La casa editrice che non mira al lettore capriccioso che oggi c’è e domani chissà

Circondarsi di abbonati per svincolarsi dalla distribuzione libraria e non perdere il gusto di far nascere una nuova opera. Fondata negli anni Settanta, Edizioni Settecolori si rinnova con un progetto editoriale che punta al recupero dei libri perduti attraverso nuovi formati di culto. Parla il direttore editoriale Stenio Solinas

Disegnata da Mimmo Palladino, l’araba fenice che campeggia sul logo delle Edizioni Settecolori può custodire vari significati. Il più immediato afferisce alla storia stessa della casa editrice, fondata negli anni Settanta da Pino Grillo e presa in mano in questo millennio da suo figlio Manuel, che lo scorso anno ha delineato un innovativo progetto affidato alla direzione editoriale di Stenio Solinas. Indica però anche il destino dei titoli in catalogo: libri andati perduti, per le ingiurie del tempo o per una certa pigrizia culturale, che risorgono in copie numerate di elegante formato, decorate da copertine monocrome già di culto. “Ci sono alcuni titoli che fanno parte della migliore letteratura del Novecento, mai usciti in italiano oppure stampati senza crederci e subito dimenticati”, racconta Solinas al Foglio. Per rendere l’idea, fra le ultime uscite, cita Londra di Paul Morand ed El Greco dipinge il Grande Inquisitore di Stefan Andres, mentre annuncia la prossima pubblicazione de Il quaderno grigio di Josep Pla, capolavoro della letteratura catalana, di un manifesto ecologico ante litteram quale “Il canto del mondo di Jean Giono, e dell’analisi flaubertiana di Mario Vargas Llosa, L’orgia perpetua. Già solo questi esempi, continua, “indicano il tono alto della casa editrice. Molti di questi titoli provengono da letture fatte negli anni da me, da Manuel Grillo e da Carlos d’Ercole, i tre moschettieri che sovrintendono alla Settecolori. Altri sono segnalazioni di soci e amici fidati”. La fiducia, anzi la fidelizzazione, pare essere la cifra scelta dal marketing di Settecolori, che passa anche dalla creazione di abbonamenti per i lettori: sette titoli a centocinquanta euro, dodici a duecentocinquanta. E’ un modo non solo per legare la clientela nel corso del tempo, ma anche per responsabilizzarla, consentendole di selezionare i propri acquisti anziché propinarle pacchetti preconfezionati, magari con l’escamotage della sorpresa.

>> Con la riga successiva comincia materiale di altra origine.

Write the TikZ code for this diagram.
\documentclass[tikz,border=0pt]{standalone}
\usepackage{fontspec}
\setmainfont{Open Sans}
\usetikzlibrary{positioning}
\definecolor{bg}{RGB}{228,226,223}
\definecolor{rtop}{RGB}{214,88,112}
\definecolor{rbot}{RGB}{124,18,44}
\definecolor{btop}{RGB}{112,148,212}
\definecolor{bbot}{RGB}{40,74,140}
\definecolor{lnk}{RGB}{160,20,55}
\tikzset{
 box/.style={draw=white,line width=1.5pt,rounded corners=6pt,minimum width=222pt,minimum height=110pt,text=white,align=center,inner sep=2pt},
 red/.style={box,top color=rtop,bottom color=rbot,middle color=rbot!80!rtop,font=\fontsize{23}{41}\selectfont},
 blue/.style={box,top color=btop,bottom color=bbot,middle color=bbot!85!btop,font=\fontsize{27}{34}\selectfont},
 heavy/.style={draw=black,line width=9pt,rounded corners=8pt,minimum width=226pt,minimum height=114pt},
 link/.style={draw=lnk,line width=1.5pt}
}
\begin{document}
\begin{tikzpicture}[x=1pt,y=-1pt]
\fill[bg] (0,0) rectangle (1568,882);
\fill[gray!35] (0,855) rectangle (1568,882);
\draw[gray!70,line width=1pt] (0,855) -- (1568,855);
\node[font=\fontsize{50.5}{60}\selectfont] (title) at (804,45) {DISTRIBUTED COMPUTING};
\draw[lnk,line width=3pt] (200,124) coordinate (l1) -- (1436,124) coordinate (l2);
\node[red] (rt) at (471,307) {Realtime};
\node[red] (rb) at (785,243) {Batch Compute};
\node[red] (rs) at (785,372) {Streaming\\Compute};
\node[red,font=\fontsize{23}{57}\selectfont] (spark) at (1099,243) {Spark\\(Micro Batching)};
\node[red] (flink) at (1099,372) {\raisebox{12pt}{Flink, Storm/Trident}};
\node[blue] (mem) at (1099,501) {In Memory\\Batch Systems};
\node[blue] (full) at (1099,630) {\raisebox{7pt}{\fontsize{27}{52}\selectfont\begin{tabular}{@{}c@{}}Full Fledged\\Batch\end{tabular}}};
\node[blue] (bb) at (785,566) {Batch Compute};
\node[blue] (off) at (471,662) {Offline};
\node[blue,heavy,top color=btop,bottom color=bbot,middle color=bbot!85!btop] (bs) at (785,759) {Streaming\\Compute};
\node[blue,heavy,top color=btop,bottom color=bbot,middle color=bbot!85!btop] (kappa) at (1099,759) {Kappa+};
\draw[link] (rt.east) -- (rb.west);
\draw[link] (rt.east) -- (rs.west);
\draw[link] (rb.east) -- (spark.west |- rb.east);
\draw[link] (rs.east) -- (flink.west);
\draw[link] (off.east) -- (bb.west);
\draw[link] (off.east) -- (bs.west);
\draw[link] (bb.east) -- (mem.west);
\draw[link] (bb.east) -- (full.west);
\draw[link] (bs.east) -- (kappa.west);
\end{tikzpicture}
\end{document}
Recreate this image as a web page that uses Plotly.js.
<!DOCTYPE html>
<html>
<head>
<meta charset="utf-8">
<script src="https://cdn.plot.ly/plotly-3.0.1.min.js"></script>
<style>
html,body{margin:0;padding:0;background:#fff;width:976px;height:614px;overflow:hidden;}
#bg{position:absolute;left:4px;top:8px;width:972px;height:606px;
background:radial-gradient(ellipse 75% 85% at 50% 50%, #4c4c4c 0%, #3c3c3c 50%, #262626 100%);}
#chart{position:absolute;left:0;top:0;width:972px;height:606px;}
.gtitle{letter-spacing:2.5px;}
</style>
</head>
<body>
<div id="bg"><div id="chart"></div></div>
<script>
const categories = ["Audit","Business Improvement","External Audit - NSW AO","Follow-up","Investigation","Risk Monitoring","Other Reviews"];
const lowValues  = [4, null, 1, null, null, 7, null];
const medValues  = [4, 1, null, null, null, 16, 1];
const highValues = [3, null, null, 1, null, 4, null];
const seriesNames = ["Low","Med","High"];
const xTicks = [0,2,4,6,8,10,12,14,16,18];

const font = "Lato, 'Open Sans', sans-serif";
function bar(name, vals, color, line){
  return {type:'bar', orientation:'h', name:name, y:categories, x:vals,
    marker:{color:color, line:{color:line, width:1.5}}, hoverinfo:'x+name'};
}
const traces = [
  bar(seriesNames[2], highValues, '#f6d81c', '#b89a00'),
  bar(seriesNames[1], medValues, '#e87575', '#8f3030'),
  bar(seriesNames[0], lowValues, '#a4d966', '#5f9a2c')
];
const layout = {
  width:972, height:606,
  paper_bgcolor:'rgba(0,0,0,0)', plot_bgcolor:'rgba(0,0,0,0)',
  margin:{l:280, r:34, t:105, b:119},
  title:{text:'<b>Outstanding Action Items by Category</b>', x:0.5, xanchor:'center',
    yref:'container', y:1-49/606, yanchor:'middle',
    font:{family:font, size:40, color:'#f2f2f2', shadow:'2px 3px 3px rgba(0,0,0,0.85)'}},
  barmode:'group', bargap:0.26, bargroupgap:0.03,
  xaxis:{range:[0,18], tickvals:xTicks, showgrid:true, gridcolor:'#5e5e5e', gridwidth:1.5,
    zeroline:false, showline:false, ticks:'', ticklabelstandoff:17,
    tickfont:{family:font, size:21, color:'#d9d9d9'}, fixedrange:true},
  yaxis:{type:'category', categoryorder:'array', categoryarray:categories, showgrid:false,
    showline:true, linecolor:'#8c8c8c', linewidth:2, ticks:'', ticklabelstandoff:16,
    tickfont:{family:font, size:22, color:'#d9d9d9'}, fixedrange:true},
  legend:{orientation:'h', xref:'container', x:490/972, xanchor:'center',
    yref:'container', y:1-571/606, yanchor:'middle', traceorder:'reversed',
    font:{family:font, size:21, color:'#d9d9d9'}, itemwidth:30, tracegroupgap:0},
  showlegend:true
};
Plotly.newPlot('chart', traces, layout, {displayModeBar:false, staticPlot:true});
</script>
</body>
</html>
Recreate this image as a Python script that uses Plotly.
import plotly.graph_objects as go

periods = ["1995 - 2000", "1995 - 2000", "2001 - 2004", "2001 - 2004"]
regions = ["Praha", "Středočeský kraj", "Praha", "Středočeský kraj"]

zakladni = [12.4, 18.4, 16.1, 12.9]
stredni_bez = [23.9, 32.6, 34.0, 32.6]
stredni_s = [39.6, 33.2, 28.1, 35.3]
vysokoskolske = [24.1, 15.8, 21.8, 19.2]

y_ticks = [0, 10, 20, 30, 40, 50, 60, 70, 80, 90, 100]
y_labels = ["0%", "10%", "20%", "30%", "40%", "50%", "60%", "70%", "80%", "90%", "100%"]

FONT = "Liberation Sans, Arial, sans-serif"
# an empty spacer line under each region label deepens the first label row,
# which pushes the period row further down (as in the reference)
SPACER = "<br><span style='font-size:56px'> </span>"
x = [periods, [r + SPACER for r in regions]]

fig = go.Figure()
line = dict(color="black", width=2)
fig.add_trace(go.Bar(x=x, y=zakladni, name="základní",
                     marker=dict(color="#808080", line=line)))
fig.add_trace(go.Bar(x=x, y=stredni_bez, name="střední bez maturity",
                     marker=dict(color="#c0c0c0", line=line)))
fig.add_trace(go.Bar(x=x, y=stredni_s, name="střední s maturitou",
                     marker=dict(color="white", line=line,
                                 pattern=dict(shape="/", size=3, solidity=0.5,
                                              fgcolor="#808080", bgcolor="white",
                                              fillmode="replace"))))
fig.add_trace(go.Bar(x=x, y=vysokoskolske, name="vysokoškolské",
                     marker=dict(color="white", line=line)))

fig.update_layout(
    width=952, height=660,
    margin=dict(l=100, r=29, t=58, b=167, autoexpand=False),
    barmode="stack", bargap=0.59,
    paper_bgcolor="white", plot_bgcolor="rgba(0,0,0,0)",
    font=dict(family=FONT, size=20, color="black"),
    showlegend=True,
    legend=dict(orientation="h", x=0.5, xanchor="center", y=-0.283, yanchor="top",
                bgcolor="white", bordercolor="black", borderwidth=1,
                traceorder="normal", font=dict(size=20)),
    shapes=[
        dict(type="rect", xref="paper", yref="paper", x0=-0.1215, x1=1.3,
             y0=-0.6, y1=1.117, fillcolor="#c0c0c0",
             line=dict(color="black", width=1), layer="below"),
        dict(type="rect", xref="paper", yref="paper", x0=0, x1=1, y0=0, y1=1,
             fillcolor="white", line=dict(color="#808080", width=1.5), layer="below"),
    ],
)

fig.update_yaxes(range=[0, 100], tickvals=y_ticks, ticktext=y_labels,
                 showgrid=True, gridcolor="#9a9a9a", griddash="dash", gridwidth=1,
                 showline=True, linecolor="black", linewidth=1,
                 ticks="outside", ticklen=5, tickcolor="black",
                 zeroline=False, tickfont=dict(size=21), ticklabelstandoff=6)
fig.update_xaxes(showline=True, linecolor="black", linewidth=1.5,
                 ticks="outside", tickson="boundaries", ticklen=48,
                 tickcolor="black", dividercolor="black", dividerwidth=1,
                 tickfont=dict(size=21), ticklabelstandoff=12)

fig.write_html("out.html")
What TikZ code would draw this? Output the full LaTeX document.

Il numero sempre crescente di abbonati ci mette al riparo dal meccanismo perverso della distribuzione libraria, che si porta via quasi la metà del prezzo di copertina e ha tempi di pagamento lunghissimi”, continua Solinas. Inoltre, “un catalogo come il nostro non mira al lettore capriccioso, che oggi c’è e domani no, ma a quel lettore ideale che nel tempo si passa la staffetta, poiché ciò che chiede al libro è l’incanto della lettura, la bellezza dello stile, il gusto per l’avventura e per le vie non battute; una certa sprezzatura, magari, nei confronti della vita, dei suoi conformismi, della modernità che tutto schiaccia e livella, un certo snobismo o dandismo autoironico”. Oltre a un catalogo, dunque, Settecolori intende creare un canone che abbia come comun denominatore la durata: sia nella proposta di titoli capaci di sopravvivere ai decenni (o ai secoli, come nel caso de La profezia di Cazotte di La Harpe), sia nella produzione di libri che restino come oggetti di collezione, a fronte di un mercato editoriale spesso ostaggio dell’effimero, in cui si insegue in affanno la moda intellettuale e si macinano novità che in libreria appaiono e scompaiono a ritmi forsennati. Sarebbe però concretamente possibile riproporre questo modello in marchi molto più grandi, se non addirittura nelle major? La scelta dell’effimero è una necessità per sopravvivere o frutto di una talora scarsa propensione al rischio? “Naturalmente ci sono grandi editori – Adelphi, Sellerio… – che fanno un’editoria di qualità”, risponde Solinas. “Più in generale, quello che manca mi sembra il piacere e il divertimento di fare l’editore: seguire un libro dall’inizio alla fine, non abbandonarlo mai, darsi da fare e correre rischi per farlo conoscere, godere del suo successo, e così via”. Per riuscirci, propone una ricetta essenziale, quasi tautologica, che affonda dritta alla radice della questione: “Non si fanno i libri per fare i soldi. Semplicemente, si fanno per fare i libri”.